§ Set problem:
Up to and including the line with "const groupMidA = [5, 14];", write out the listing from its first line, minus the pictures.

§ Data:
## start

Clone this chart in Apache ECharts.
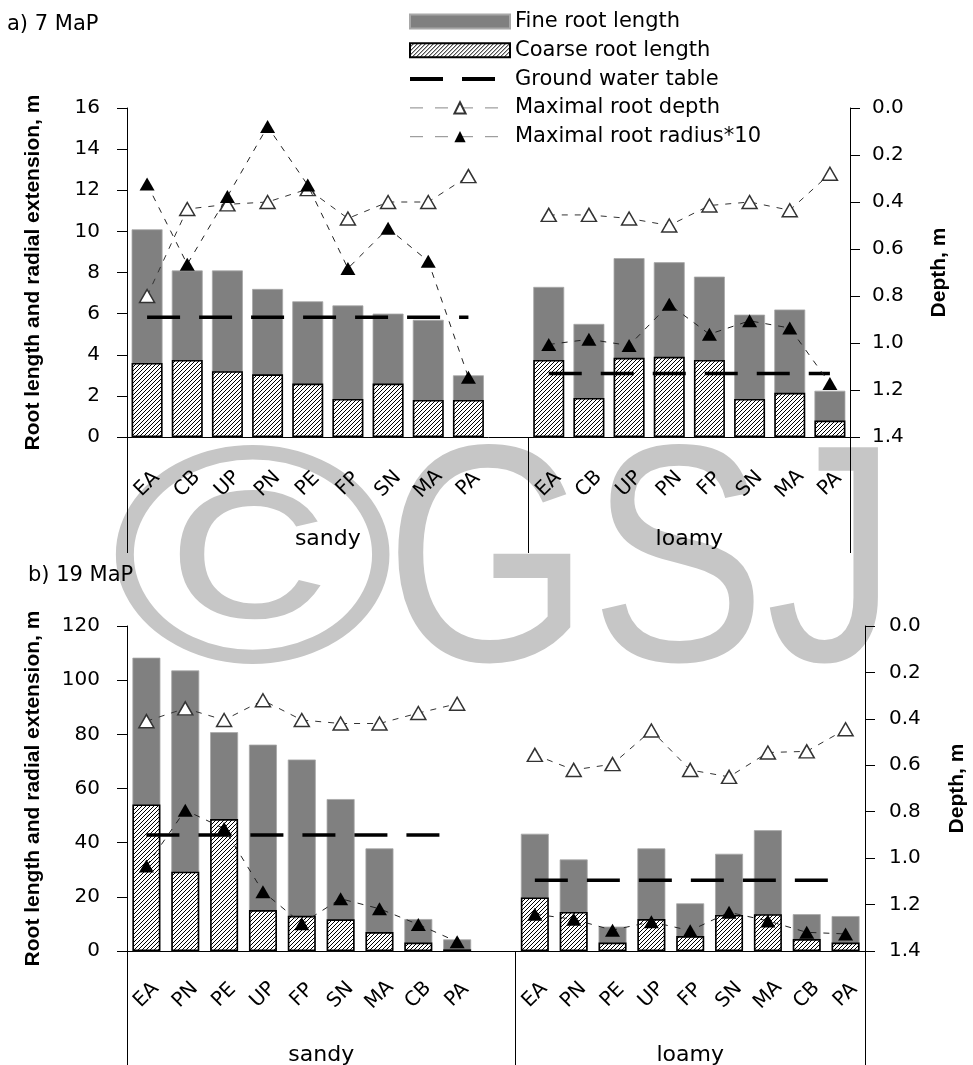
<!DOCTYPE html>
<html><head><meta charset="utf-8">
<script src="https://cdn.jsdelivr.net/npm/echarts@6/dist/echarts.min.js"></script>
<style>html,body{margin:0;padding:0;background:#fff}#c{width:973px;height:1065px}</style>
</head><body><div id="c"></div>
<script>
// ---------- data: panel a) 7 MaP ----------
const catsA   = ['EA','CB','UP','PN','PE','FP','SN','MA','PA','','EA','CB','UP','PN','FP','SN','MA','PA'];
const fineA   = [10.1, 8.1, 8.1, 7.2, 6.6, 6.4, 6.0, 5.7, 3.0, null, 7.3, 5.5, 8.7, 8.5, 7.8, 5.95, 6.2, 2.25];
const coarseA = [3.6, 3.75, 3.2, 3.05, 2.6, 1.85, 2.6, 1.8, 1.8, null, 3.75, 1.9, 3.85, 3.9, 3.75, 1.85, 2.15, 0.8];
const radiusA = [12.3, 8.4, 11.7, 15.1, 12.25, 8.2, 10.15, 8.55, 2.9, null, 4.5, 4.75, 4.45, 6.45, 5.0, 5.65, 5.3, 2.6];
const depthA  = [0.80, 0.43, 0.41, 0.40, 0.345, 0.47, 0.40, 0.40, 0.29, null, 0.455, 0.455, 0.47, 0.50, 0.415, 0.40, 0.435, 0.28];
const gwA     = [0.89, 0.89, 0.89, 0.89, 0.89, 0.89, 0.89, 0.89, 0.89, null, 1.13, 1.13, 1.13, 1.13, 1.13, 1.13, 1.13, 1.13];
const groupsA = ['sandy', 'loamy'];
const groupBoundsA = [0, 10, 18];
const groupMidA = [5, 14];

// ---------- data: panel b) 19 MaP ----------
const catsB   = ['EA','PN','PE','UP','FP','SN','MA','CB','PA','','EA','PN','PE','UP','FP','SN','MA','CB','PA'];
const fineB   = [108.3, 103.6, 80.8, 76.2, 70.7, 56.1, 37.9, 11.8, 4.3, null, 43.3, 33.8, 9.0, 37.9, 17.6, 35.9, 44.6, 13.6, 12.9];
const coarseB = [54.1, 29.3, 48.7, 15.1, 13.0, 11.7, 7.0, 3.1, 0.6, null, 19.8, 14.4, 3.1, 11.8, 5.5, 13.3, 13.6, 4.4, 3.1];
const radiusB = [31.4, 52.0, 45.2, 21.9, 10.1, 19.3, 15.6, 9.8, 3.4, null, 13.6, 11.7, 7.7, 10.8, 7.5, 14.3, 11.1, 6.9, 6.3];
const depthB  = [0.41, 0.355, 0.405, 0.32, 0.405, 0.42, 0.42, 0.375, 0.335, null, 0.555, 0.62, 0.595, 0.45, 0.62, 0.65, 0.545, 0.54, 0.445];
const gwB     = [0.90, 0.90, 0.90, 0.90, 0.90, 0.90, 0.90, 0.90, 0.90, null, 1.095, 1.095, 1.095, 1.095, 1.095, 1.095, 1.095, 1.095, 1.095];
const groupsB = ['sandy', 'loamy'];
const groupBoundsB = [0, 10, 19];
const groupMidB = [5, 14.5];

const names = ['Fine root length', 'Coarse root length', 'Ground water table', 'Maximal root depth', 'Maximal root radius*10'];
const titles = ['a) 7 MaP', 'b) 19 MaP'];
const leftName = 'Root length and radial extension, m';
const rightName = 'Depth, m';

// ---------- styles ----------
const HF = 'DejaVu Sans';
const VF = 'Liberation Sans';
function hatch() {
  const c = document.createElement('canvas'); c.width = 4; c.height = 4;
  const g = c.getContext('2d');
  g.fillStyle = '#fff'; g.fillRect(0, 0, 4, 4);
  g.strokeStyle = '#000'; g.lineWidth = 1;
  g.beginPath();
  g.moveTo(-1, 5); g.lineTo(5, -1);
  g.moveTo(-1, 1); g.lineTo(1, -1);
  g.moveTo(3, 5); g.lineTo(5, 3);
  g.stroke();
  return c;
}
const hatchFill = { image: hatch(), repeat: 'repeat' };

function catAxis(grid, cats, margin) {
  return {
    type: 'category', gridIndex: grid, data: cats, position: 'bottom',
    axisLine: { show: true, onZero: false, lineStyle: { color: '#000', width: 1 } },
    axisTick: { show: false },
    axisLabel: { interval: 0, rotate: 45, align: 'center', verticalAlign: 'middle', margin: margin,
      fontFamily: HF, fontSize: 20, color: '#000' },
    splitLine: { show: false }
  };
}
function groupAxis(grid, max, bounds, mids, groups, tickLen, margin) {
  return {
    type: 'value', gridIndex: grid, position: 'bottom', min: 0, max: max,
    axisLine: { show: false, onZero: false }, splitLine: { show: false },
    axisTick: { show: true, inside: false, customValues: bounds, length: tickLen, lineStyle: { color: '#000', width: 1 } },
    axisLabel: { customValues: mids, margin: margin, fontFamily: HF, fontSize: 22, color: '#000',
      formatter: (v) => groups[mids.indexOf(v)] }
  };
}
function leftAxis(grid, max, interval, gap) {
  return {
    type: 'value', gridIndex: grid, position: 'left', min: 0, max: max, interval: interval,
    name: leftName, nameLocation: 'middle', nameRotate: 90, nameGap: gap, nameMoveOverlap: false,
    nameTextStyle: { fontFamily: VF, fontWeight: 'bold', fontSize: 21, color: '#000' },
    axisLine: { show: true, onZero: false, lineStyle: { color: '#000', width: 1 } },
    axisTick: { show: true, length: 10, lineStyle: { color: '#000' } },
    axisLabel: { margin: 27, fontFamily: HF, fontSize: 20, color: '#000' },
    splitLine: { show: false }
  };
}
function rightAxis(grid, gap, margin) {
  return {
    type: 'value', gridIndex: grid, position: 'right', min: 0, max: 1.4, interval: 0.2, inverse: true,
    name: rightName, nameLocation: 'middle', nameRotate: 90, nameGap: gap, nameMoveOverlap: false,
    nameTextStyle: { fontFamily: VF, fontWeight: 'bold', fontSize: 21, color: '#000' },
    axisLine: { show: true, onZero: false, lineStyle: { color: '#000', width: 1 } },
    axisTick: { show: true, length: 10, lineStyle: { color: '#000' } },
    axisLabel: { margin: margin, fontFamily: HF, fontSize: 20, color: '#000', formatter: v => v.toFixed(1) },
    splitLine: { show: false }
  };
}
function panelSeries(xi, yl, yr, fine, coarse, gw, depth, radius, bw) {
  return [
    { name: names[0], type: 'bar', xAxisIndex: xi, yAxisIndex: yl, data: fine, barWidth: bw, barGap: '-100%',
      itemStyle: { color: '#808080', borderColor: '#a8a8a8', borderWidth: 0.8 }, z: 2 },
    { name: names[1], type: 'bar', xAxisIndex: xi, yAxisIndex: yl, data: coarse, barWidth: bw, barGap: '-100%',
      itemStyle: { color: hatchFill, borderColor: '#000', borderWidth: 1.6 }, z: 2 },
    { name: names[2], type: 'line', xAxisIndex: xi, yAxisIndex: yr, data: gw, symbol: 'circle', showSymbol: false,
      itemStyle: { color: 'rgba(0,0,0,0)' }, lineStyle: { color: '#000', width: 3.5, type: [33, 19] }, z: 4 },
    { name: names[3], type: 'line', xAxisIndex: xi, yAxisIndex: yr, data: depth, symbol: 'triangle', symbolSize: [15, 13],
      itemStyle: { color: '#fff', borderColor: '#333', borderWidth: 1.5 },
      lineStyle: { color: '#333', width: 1, type: [6, 7] }, z: 5 },
    { name: names[4], type: 'line', xAxisIndex: xi, yAxisIndex: yl, data: radius, symbol: 'triangle', symbolSize: [15, 13],
      itemStyle: { color: '#000' }, lineStyle: { color: '#222', width: 1, type: [6, 7] }, z: 6 }
  ];
}

const chart = echarts.init(document.getElementById('c'), null, { renderer: 'canvas' });
chart.setOption({
  animation: false,
  backgroundColor: '#fff',
  title: [
    { text: titles[0], left: 7, top: 14, padding: 0, textStyle: { fontFamily: HF, fontSize: 21, fontWeight: 'normal', color: '#000' } },
    { text: titles[1], left: 28, top: 565, padding: 0, textStyle: { fontFamily: HF, fontSize: 21, fontWeight: 'normal', color: '#000' } }
  ],
  legend: {
    orient: 'vertical', left: 408, top: 11, padding: 0, itemWidth: 100, itemHeight: 14, itemGap: 7.8,
    textStyle: { fontFamily: HF, fontSize: 21, color: '#000' },
    data: [
      { name: names[0], icon: 'rect' },
      { name: names[1], icon: 'rect' },
      { name: names[2], lineStyle: { width: 4, color: '#000', type: [33, 19] } },
      { name: names[3], lineStyle: { width: 1, color: '#888', type: [13, 12] } },
      { name: names[4], lineStyle: { width: 1, color: '#888', type: [13, 12] } }
    ],
    selectedMode: false
  },
  graphic: [
    { type: 'text', x: 110, y: 576, scaleX: 1.25, z: -10, silent: true,
      style: { text: '\u00a9', font: '310px "Liberation Sans"', fill: '#c6c6c6', align: 'left', verticalAlign: 'middle' } },
    { type: 'text', x: 385, y: 575, scaleX: 0.85, z: -10, silent: true,
      style: { text: 'GSJ', font: '310px "Liberation Sans"', fill: '#c6c6c6', align: 'left', verticalAlign: 'middle' } }
  ],
  grid: [
    { left: 127, top: 108, width: 723, height: 329, containLabel: false, outerBoundsMode: 'none' },
    { left: 127, top: 626, width: 738, height: 325, containLabel: false, outerBoundsMode: 'none' }
  ],
  xAxis: [
    catAxis(0, catsA, 47),
    groupAxis(0, 18, groupBoundsA, groupMidA, groupsA, 116, 91),
    catAxis(1, catsB, 44),
    groupAxis(1, 19, groupBoundsB, groupMidB, groupsB, 114, 93)
  ],
  yAxis: [
    leftAxis(0, 16, 2, 83),
    rightAxis(0, 79, 22),
    leftAxis(1, 120, 20, 83),
    rightAxis(1, 82, 24)
  ],
  series: [].concat(
    panelSeries(0, 0, 1, fineA, coarseA, gwA, depthA, radiusA, '77%'),
    panelSeries(2, 2, 3, fineB, coarseB, gwB, depthB, radiusB, '72%')
  )
});
</script></body></html>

## end

§ The answer:
Clone this chart in Apache ECharts.
<!DOCTYPE html>
<html><head><meta charset="utf-8">
<script src="https://cdn.jsdelivr.net/npm/echarts@6/dist/echarts.min.js"></script>
<style>html,body{margin:0;padding:0;background:#fff}#c{width:973px;height:1065px}</style>
</head><body><div id="c"></div>
<script>
// ---------- data: panel a) 7 MaP ----------
const catsA   = ['EA','CB','UP','PN','PE','FP','SN','MA','PA','','EA','CB','UP','PN','FP','SN','MA','PA'];
const fineA   = [10.1, 8.1, 8.1, 7.2, 6.6, 6.4, 6.0, 5.7, 3.0, null, 7.3, 5.5, 8.7, 8.5, 7.8, 5.95, 6.2, 2.25];
const coarseA = [3.6, 3.75, 3.2, 3.05, 2.6, 1.85, 2.6, 1.8, 1.8, null, 3.75, 1.9, 3.85, 3.9, 3.75, 1.85, 2.15, 0.8];
const radiusA = [12.3, 8.4, 11.7, 15.1, 12.25, 8.2, 10.15, 8.55, 2.9, null, 4.5, 4.75, 4.45, 6.45, 5.0, 5.65, 5.3, 2.6];
const depthA  = [0.80, 0.43, 0.41, 0.40, 0.345, 0.47, 0.40, 0.40, 0.29, null, 0.455, 0.455, 0.47, 0.50, 0.415, 0.40, 0.435, 0.28];
const gwA     = [0.89, 0.89, 0.89, 0.89, 0.89, 0.89, 0.89, 0.89, 0.89, null, 1.13, 1.13, 1.13, 1.13, 1.13, 1.13, 1.13, 1.13];
const groupsA = ['sandy', 'loamy'];
const groupBoundsA = [0, 10, 18];
const groupMidA = [5, 14];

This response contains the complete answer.